One could argue that Phillips is able to get close to his marginalized or itinerant subjects because he is not unlike them. He didn't necessarily intend to move to Seattle, but he was working with the beloved local dance ensemble 33 Fainting Spells (Dayna Hanson and Gaelen Hanson) in New York and they invited him to come out for a performance. Until he finished editing Walking to Werner, he was staying in a little sunroom in Dayna Hanson's house, and since then he's stayed with friends and in some other places that weren't zoned residential. He lived in his office at Northwest Film Forum for two months, unbeknownst to the staff. Recently, he tried to relocate to Boston, but a love affair there didn't work out. A leg injury has put strain on his finances (like many full-time artists, he's uninsured). He isn't destitute or homeless largely, it seems, because of his sheer determination to make art and films.

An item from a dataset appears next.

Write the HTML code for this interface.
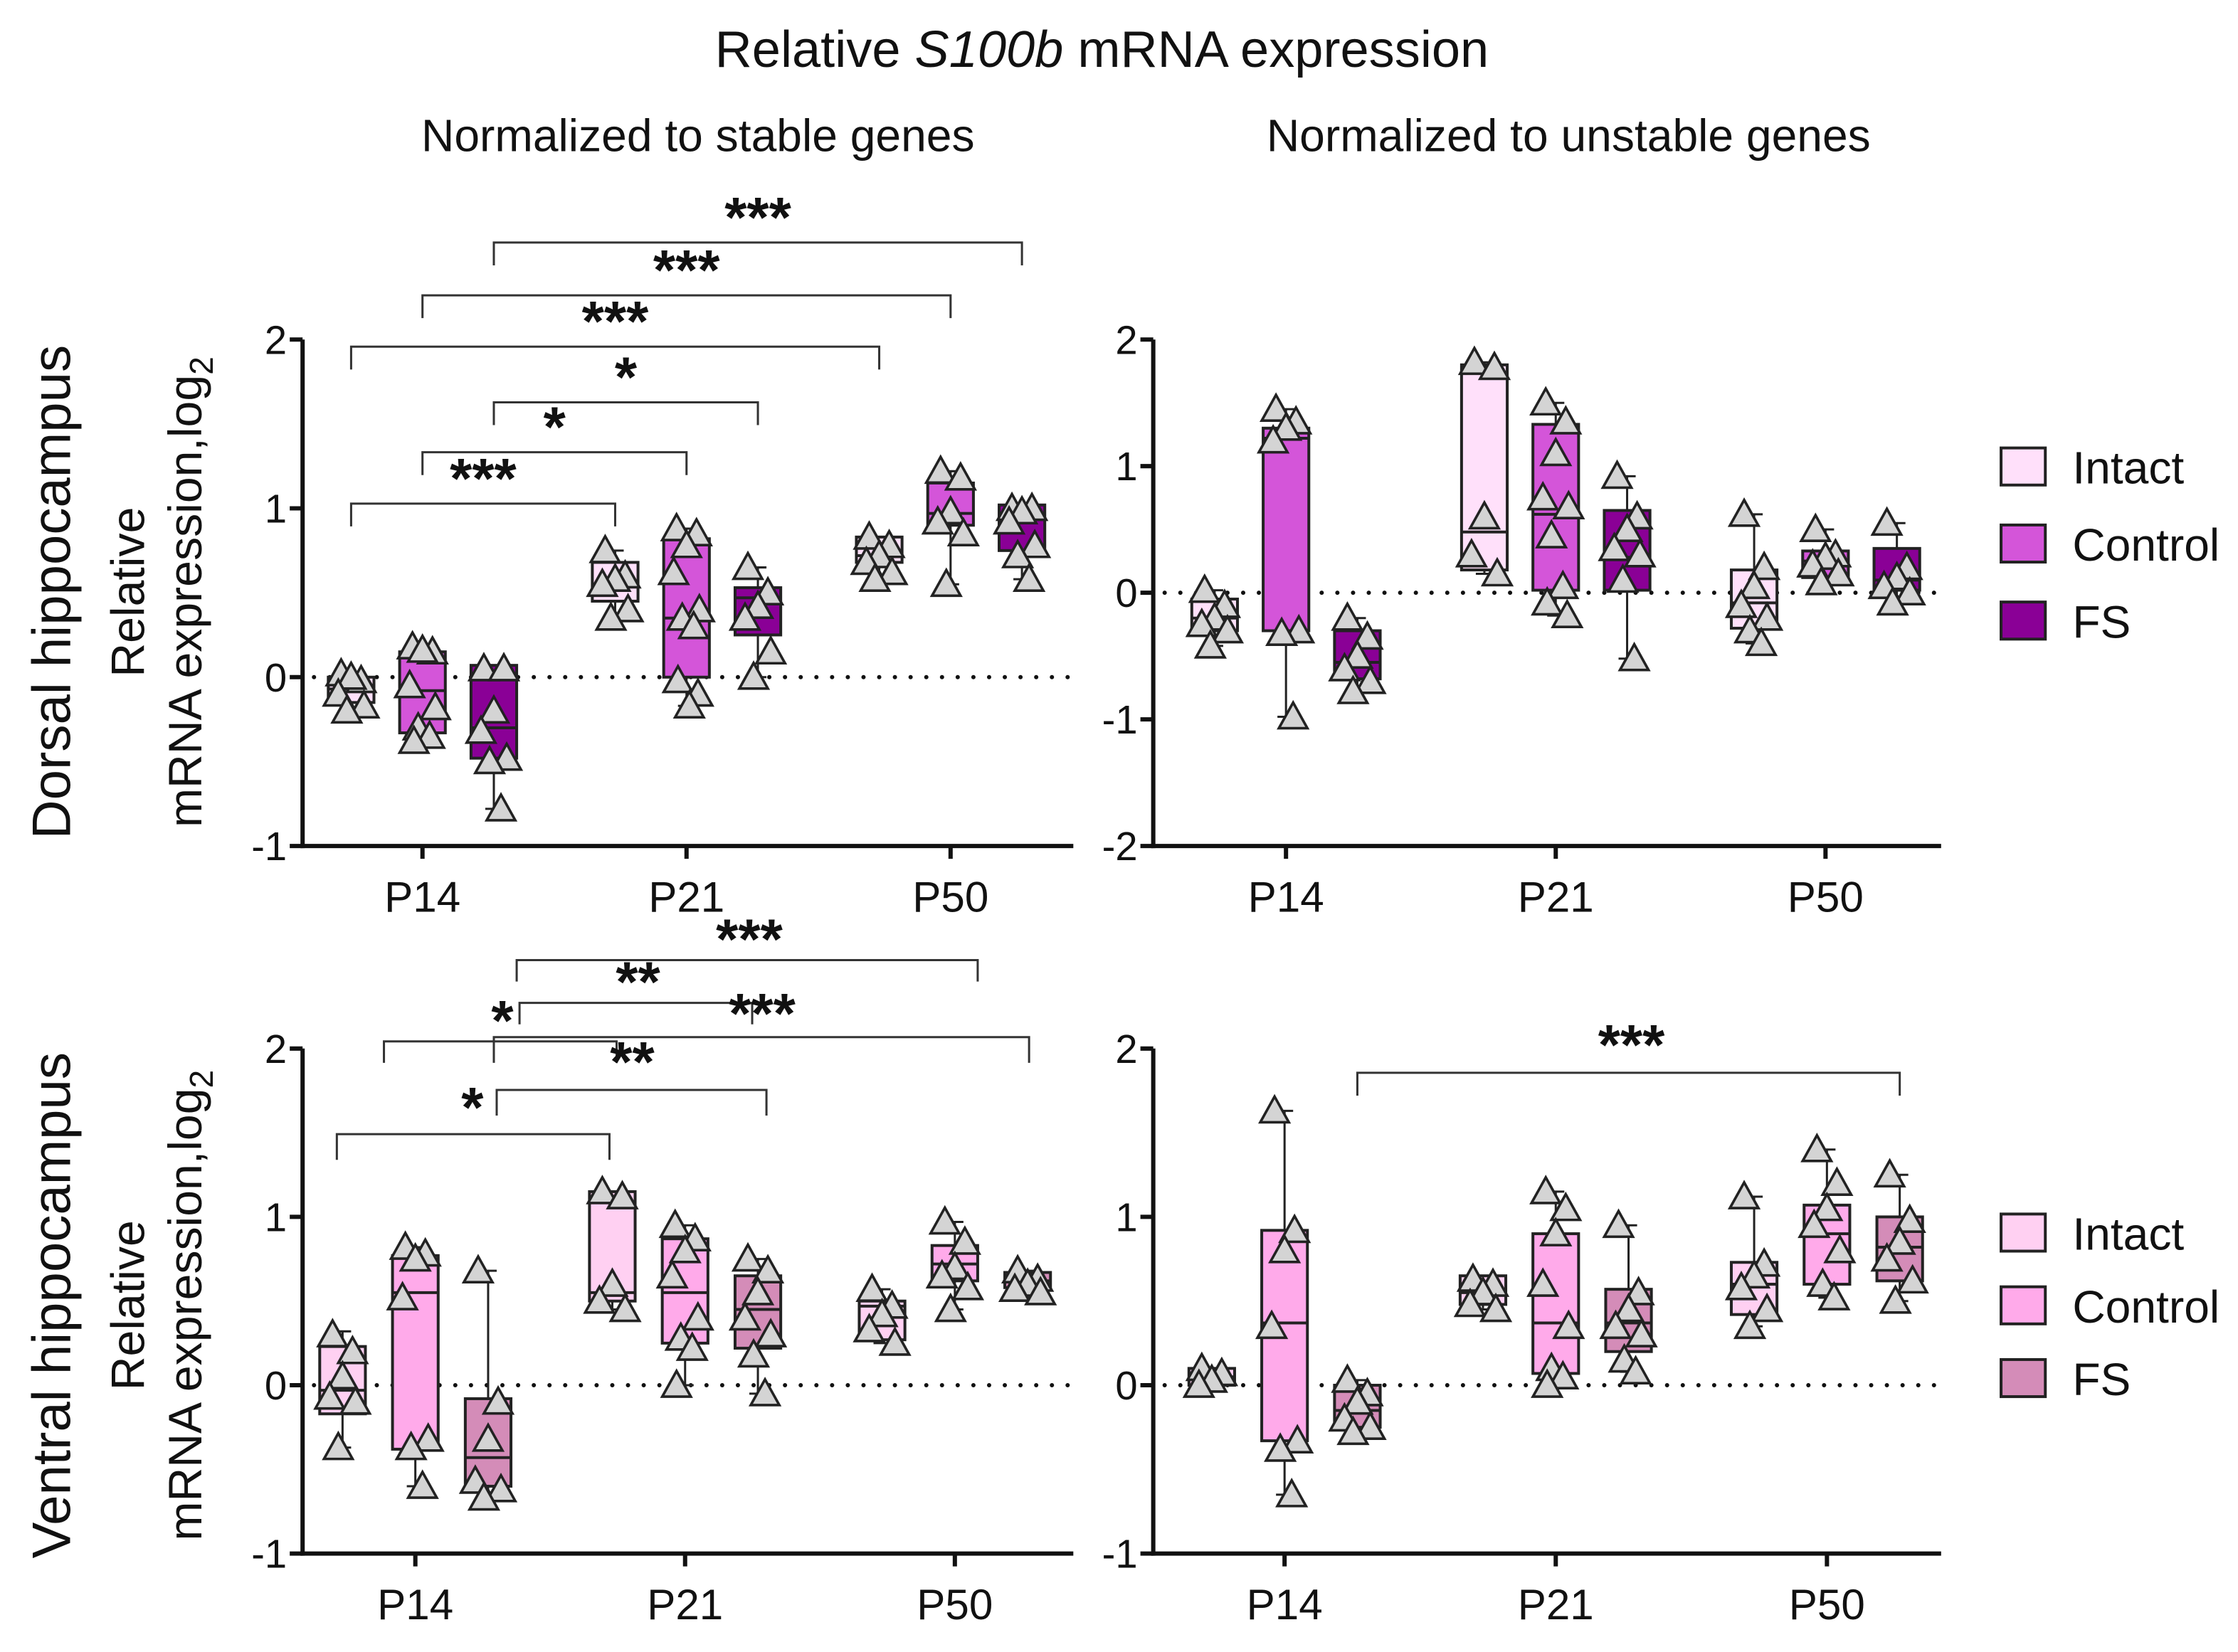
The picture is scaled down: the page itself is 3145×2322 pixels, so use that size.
<!DOCTYPE html>
<html><head><meta charset="utf-8">
<style>
html,body{margin:0;padding:0;background:#fff;}
svg{display:block;}
text{font-family:"Liberation Sans",Arial,sans-serif;fill:#111;}
</style></head>
<body>
<svg id="fig" xmlns="http://www.w3.org/2000/svg" width="3145" height="2322" viewBox="0 0 1568 1158" preserveAspectRatio="none">
<text x="772" y="47" font-size="36" text-anchor="middle">Relative <tspan font-style="italic">S100b</tspan> mRNA expression</text>
<text x="489" y="106" font-size="32" text-anchor="middle">Normalized to stable genes</text>
<text x="1099" y="106" font-size="32" text-anchor="middle">Normalized to unstable genes</text>
<text transform="translate(49,415) rotate(-90)" font-size="38" text-anchor="middle">Dorsal hippocampus</text>
<text transform="translate(49,915) rotate(-90)" font-size="38" text-anchor="middle">Ventral hippocampus</text>
<text transform="translate(101,415) rotate(-90)" font-size="33" text-anchor="middle">Relative</text>
<text transform="translate(141,415) rotate(-90)" font-size="33" text-anchor="middle">mRNA expression,log<tspan font-size="23" dy="8">2</tspan></text>
<text transform="translate(101,915) rotate(-90)" font-size="33" text-anchor="middle">Relative</text>
<text transform="translate(141,915) rotate(-90)" font-size="33" text-anchor="middle">mRNA expression,log<tspan font-size="23" dy="8">2</tspan></text>
</svg>
<script>
const NS='http://www.w3.org/2000/svg';
const svg=document.getElementById('fig');
const categories=['P14','P21','P50'];
const groups=['Intact','Control','FS'];
const colorsTop=['#ffe0fa','#d455d9','#8a0096'];
const colorsBottom=['#ffd0f2','#ffaaea','#d48cb8'];
// [min,q1,median,q3,max] for each box: P14 I,C,F, P21 I,C,F, P50 I,C,F
const statsA=[[-0.2,-0.15,-0.07,0.0,0.03],[-0.38,-0.33,-0.08,0.15,0.18],[-0.78,-0.48,-0.3,0.07,0.07],
[0.35,0.45,0.55,0.68,0.75],[-0.17,0.0,0.35,0.82,0.88],[0.0,0.25,0.47,0.53,0.65],
[0.58,0.68,0.72,0.83,0.83],[0.55,0.9,0.97,1.15,1.22],[0.58,0.75,0.95,1.02,1.02]];
const ptsA=[[0.02,-0.02,0,-0.1,-0.17,-0.2],[0.18,0.15,0.16,-0.05,-0.18,-0.3,-0.35,-0.38],[0.05,0.05,-0.2,-0.32,-0.48,-0.5,-0.78],
[0.75,0.6,0.58,0.55,0.4,0.35],[0.88,0.85,0.78,0.62,0.4,0.35,0.3,-0.02,-0.1,-0.17],[0.65,0.5,0.42,0.35,0.15,0.0],
[0.83,0.78,0.72,0.68,0.62,0.58],[1.22,1.18,0.98,0.92,0.85,0.55],[1.0,1.0,0.98,0.92,0.78,0.72,0.58]];
const statsB=[[-0.42,-0.3,-0.2,-0.05,0.02],[-0.98,-0.3,1.22,1.3,1.45],[-0.78,-0.68,-0.55,-0.3,-0.2],
[0.15,0.18,0.48,1.8,1.82],[-0.18,0.02,0.62,1.33,1.5],[-0.52,0.02,0.28,0.65,0.92],
[-0.4,-0.28,-0.08,0.18,0.62],[0.08,0.12,0.25,0.33,0.5],[-0.08,0.02,0.1,0.35,0.55]];
const ptsB=[[0.02,-0.1,-0.2,-0.25,-0.3,-0.42],[1.45,1.35,1.3,1.2,-0.3,-0.32,-0.98],[-0.2,-0.35,-0.5,-0.6,-0.7,-0.78],
[1.82,1.78,0.6,0.3,0.15],[1.5,1.35,1.1,0.75,0.68,0.45,0.05,-0.08,-0.18],[0.92,0.6,0.5,0.35,0.3,0.1,-0.52],
[0.62,0.2,0.05,-0.1,-0.2,-0.3,-0.4],[0.5,0.3,0.28,0.22,0.15,0.08],[0.55,0.2,0.12,0.05,0.0,-0.08]];
const statsC=[[-0.37,-0.17,-0.03,0.23,0.32],[-0.6,-0.38,0.55,0.77,0.82],[-0.67,-0.6,-0.43,-0.08,0.68],
[0.45,0.5,0.55,1.15,1.15],[0.0,0.25,0.55,0.87,0.95],[-0.05,0.22,0.45,0.65,0.75],
[0.25,0.27,0.47,0.5,0.57],[0.45,0.62,0.72,0.83,0.97],[0.55,0.58,0.62,0.67,0.68]];
const ptsC=[[0.3,0.2,0.05,-0.07,-0.1,-0.37],[0.82,0.78,0.75,0.52,-0.32,-0.37,-0.6],[0.68,-0.1,-0.32,-0.57,-0.62,-0.67],
[1.15,1.12,0.6,0.5,0.45],[0.95,0.87,0.8,0.65,0.4,0.28,0.22,0.0],[0.75,0.68,0.55,0.4,0.3,0.18,-0.05],
[0.57,0.47,0.42,0.33,0.25],[0.97,0.85,0.7,0.65,0.58,0.45],[0.68,0.63,0.6,0.57,0.55]];
const statsD=[[0.0,0.0,0.05,0.1,0.1],[-0.65,-0.33,0.37,0.92,1.63],[-0.28,-0.25,-0.15,0.0,0.03],
[0.45,0.48,0.55,0.65,0.63],[0.0,0.07,0.37,0.9,1.15],[0.08,0.2,0.37,0.57,0.95],
[0.35,0.42,0.6,0.73,1.12],[0.52,0.6,0.9,1.07,1.4],[0.5,0.62,0.82,1.0,1.25]];
const ptsD=[[0.1,0.07,0.03,0.0],[1.63,0.92,0.8,0.35,-0.33,-0.38,-0.65],[0.03,-0.05,-0.1,-0.2,-0.25,-0.28],
[0.63,0.6,0.55,0.48,0.45],[1.15,1.05,0.9,0.6,0.35,0.1,0.05,0.0],[0.95,0.55,0.45,0.35,0.3,0.15,0.08],
[1.12,0.72,0.65,0.58,0.45,0.35],[1.4,1.2,1.05,0.95,0.8,0.6,0.52],[1.25,0.98,0.85,0.75,0.62,0.5]];
const ticksA=[-1,0,1,2], ticksB=[-2,-1,0,1,2], ticksC=[-1,0,1,2], ticksD=[-1,0,1,2];
// significance brackets: [fromCat,fromGroup,toCat,toGroup,label]
const sigA=[[0,2,2,2,'***'],[0,1,2,1,'***'],[0,0,2,0,'***'],[0,2,1,2,'*'],[0,1,1,1,'*'],[0,0,1,0,'***']];
const sigD=[[0,2,2,2,'***']];

function el(tag,attrs,parent){const e=document.createElementNS(NS,tag);for(const k in attrs)e.setAttribute(k,attrs[k]);(parent||svg).appendChild(e);return e;}

function panel(name,cfg,stats,pts,ticks,colors){
  const g=el('g',{});
  
  
  const ymin=ticks[0],ymax=ticks[ticks.length-1];
  const y=v=>cfg.yb-(v-ymin)/(ymax-ymin)*(cfg.yb-cfg.yt);
  const xc=i=>cfg.c0+i*cfg.step;
  const xb=(i,j)=>xc(i)+(j-1)*cfg.off;
  cfg.xb=xb; cfg.y=y;
  const zl=el('line',{x1:cfg.ax+8,x2:cfg.ax1,y1:y(0),y2:y(0),stroke:'#111','stroke-width':3,'stroke-dasharray':'0 11','stroke-linecap':'round'},g);
  
  
  const ya=el('line',{x1:cfg.ax,x2:cfg.ax,y1:cfg.yt,y2:cfg.yb+1.5,stroke:'#111','stroke-width':3},g);
  
  
  const xa=el('line',{x1:cfg.ax-1.5,x2:cfg.ax1,y1:cfg.yb,y2:cfg.yb,stroke:'#111','stroke-width':3},g);
  
  
  ticks.forEach(t=>{
    el('line',{x1:cfg.ax-9,x2:cfg.ax,y1:y(t),y2:y(t),stroke:'#111','stroke-width':3},g);
    const tx=el('text',{x:cfg.ax-11,y:y(t)+10,'font-size':28,'text-anchor':'end'},g);
    tx.textContent=t;
    
    
  });
  categories.forEach((c,i)=>{
    el('line',{x1:xc(i),x2:xc(i),y1:cfg.yb,y2:cfg.yb+9,stroke:'#111','stroke-width':3},g);
    const tx=el('text',{x:xc(i),y:cfg.yb+46,'font-size':30,'text-anchor':'middle'},g);
    tx.textContent=c;
    
    
  });
  stats.forEach((s,k)=>{
    const i=Math.floor(k/3),j=k%3,x=xb(i,j),w=32;
    const bg=el('g',{},g);
    
    
    el('line',{x1:x,x2:x,y1:y(s[0]),y2:y(s[4]),stroke:'#222','stroke-width':1.5},bg);
    el('line',{x1:x-6,x2:x+6,y1:y(s[0]),y2:y(s[0]),stroke:'#222','stroke-width':1.5},bg);
    el('line',{x1:x-6,x2:x+6,y1:y(s[4]),y2:y(s[4]),stroke:'#222','stroke-width':1.5},bg);
    el('rect',{x:x-w/2,y:y(s[3]),width:w,height:Math.max(1,y(s[1])-y(s[3])),fill:colors[j],stroke:'#222','stroke-width':2},bg);
    el('line',{x1:x-w/2,x2:x+w/2,y1:y(s[2]),y2:y(s[2]),stroke:'#222','stroke-width':2},bg);
    const jit=[-7,7,0,-9,9,-3,5,-6,8,2];
    pts[k].forEach((v,p)=>{
      const px=x+jit[p%jit.length],py=y(v);
      const tri=el('polygon',{points:`${px},${py-10} ${px-10},${py+8} ${px+10},${py+8}`,fill:'#d4d4d4',stroke:'#222','stroke-width':1.8},bg);
      
      
    });
  });
  return g;
}

function bracket(g,x1,x2,yl,drop,label,lx,ly,lsize){
  const b=el('g',{},g);
  
  
  el('polyline',{points:`${x1},${yl+drop} ${x1},${yl} ${x2},${yl} ${x2},${yl+drop}`,fill:'none',stroke:'#333','stroke-width':1.5},b);
  if(label){const t=el('text',{x:lx,y:ly,'font-size':lsize||40,'font-weight':'bold','text-anchor':'middle'},b);t.textContent=label;}
}

const cA={ax:212,ax1:752,yt:238,yb:593,c0:296,step:185,off:50};
const cB={ax:808,ax1:1360,yt:238,yb:593,c0:901,step:189,off:50};
const cC={ax:212,ax1:752,yt:735,yb:1089,c0:291,step:189,off:51};
const cD={ax:808,ax1:1360,yt:735,yb:1089,c0:900,step:190,off:51};
const gA=panel('panel-dorsal-stable',cA,statsA,ptsA,ticksA,colorsTop);
const gB=panel('panel-dorsal-unstable',cB,statsB,ptsB,ticksB,colorsTop);
const gC=panel('panel-ventral-stable',cC,statsC,ptsC,ticksC,colorsBottom);
const gD=panel('panel-ventral-unstable',cD,statsD,ptsD,ticksD,colorsBottom);

const yA=[170,207,243,282,317,353];
sigA.forEach((s,k)=>{
  const x1=cA.xb(s[0],s[1]),x2=cA.xb(s[2],s[3]);
  const lx=(x1+x2)/2;
  bracket(gA,x1,x2,yA[k],16,s[4],lx,yA[k]-4,40);
});
bracket(gC,362,685,673,15,'***',525,672,40);
bracket(gC,364,527,703,15,'**',447,702,40);
bracket(gC,346,721,727,18,'***',534,724,40);
bracket(gC,269,432,730,15,'**',443,758,40);
bracket(gC,348,537,764,18,'',0,0);
bracket(gC,236,427,795,18,'',0,0);
[[352,729],[331,790]].forEach(p=>{const t=el('text',{x:p[0],y:p[1],'font-size':40,'font-weight':'bold','text-anchor':'middle'},gC);t.textContent='*';});
sigD.forEach(s=>{bracket(gD,cD.xb(s[0],s[1]),cD.xb(s[2],s[3]),752,16,s[4],1143,746,40);});

function legend(y0,colors,name){
  const lg=el('g',{});
  
  
  groups.forEach((gname,j)=>{
    const yy=y0+j*(name=='legend-top'?54:51);
    const e=el('g',{},lg);
    
    
    el('rect',{x:1402,y:yy-13,width:31,height:26,fill:colors[j],stroke:'#222','stroke-width':2},e);
    const t=el('text',{x:1452,y:yy+12,'font-size':32},e);t.textContent=gname;
  });
}
legend(327,colorsTop,'legend-top');
legend(864,colorsBottom,'legend-bottom');
</script>
</body></html>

Also like his subjects, Phillips is spiritual. The film he's making now is "a meditation on what homelessness is like," and represents an urgent need to empathize with the dispossessed. "I'm not a Christian filmmaker," he explains. "But with this film, I guess I'm getting close." In part, he's interested in homeless people because they represent a form of society that most of us bother to imagine only in science fiction (such as Children of Men, which he loves). "What if there were an apocalypse? You would have to start relating to people you never would have spoken to before. For these people, it's already after the apocalypse." Events in their lives—for example, Toney Smith, the other guy in the photo on this page and one of the homeless men in Great Speeches from a Dying World, was incarcerated at age 15 for supposedly having foreknowledge of a crime, then was infected with HIV in jail—have been that traumatic.
Phillips explains that a professor in college (he graduated from the Experimental Theatre Wing at NYU) once told a photographer friend of his that he should never take pictures of homeless people: "It's been done." In Great Speeches from a Dying World, Phillips is interested in doing things that have been done—getting reacquainted with phrases so common that your eyes would normally slide over them, your ears would barely acknowledge their substance. Speeches like the Sermon on the Mount (Phillips rented a van and took nine homeless men and women to Mount Rainier to reenact it) or Martin Luther King Jr.'s "I Have a Dream" are so familiar that they have been reduced to cliché. Phillips wants to reinvest those words—and the people reciting them—with meaning.
But perhaps the best thing about Phillips's work is the methods he finds to inject humor into the gravest situations. The best device in Walking to Werner is the use of commentary tracks by Werner Herzog—from DVDs of Herzog's films—about the search for "ecstatic truth." Laid over the inevitably punier quest of Linas Phillips trudging to Los Angeles in a floppy hat, the appropriated commentary vacuums out any trace of pretension, at once exulting and undercutting the trials you see onscreen. Phillips has cleverly stacked the deck so that Herzog, unwitting, saves Phillips from himself.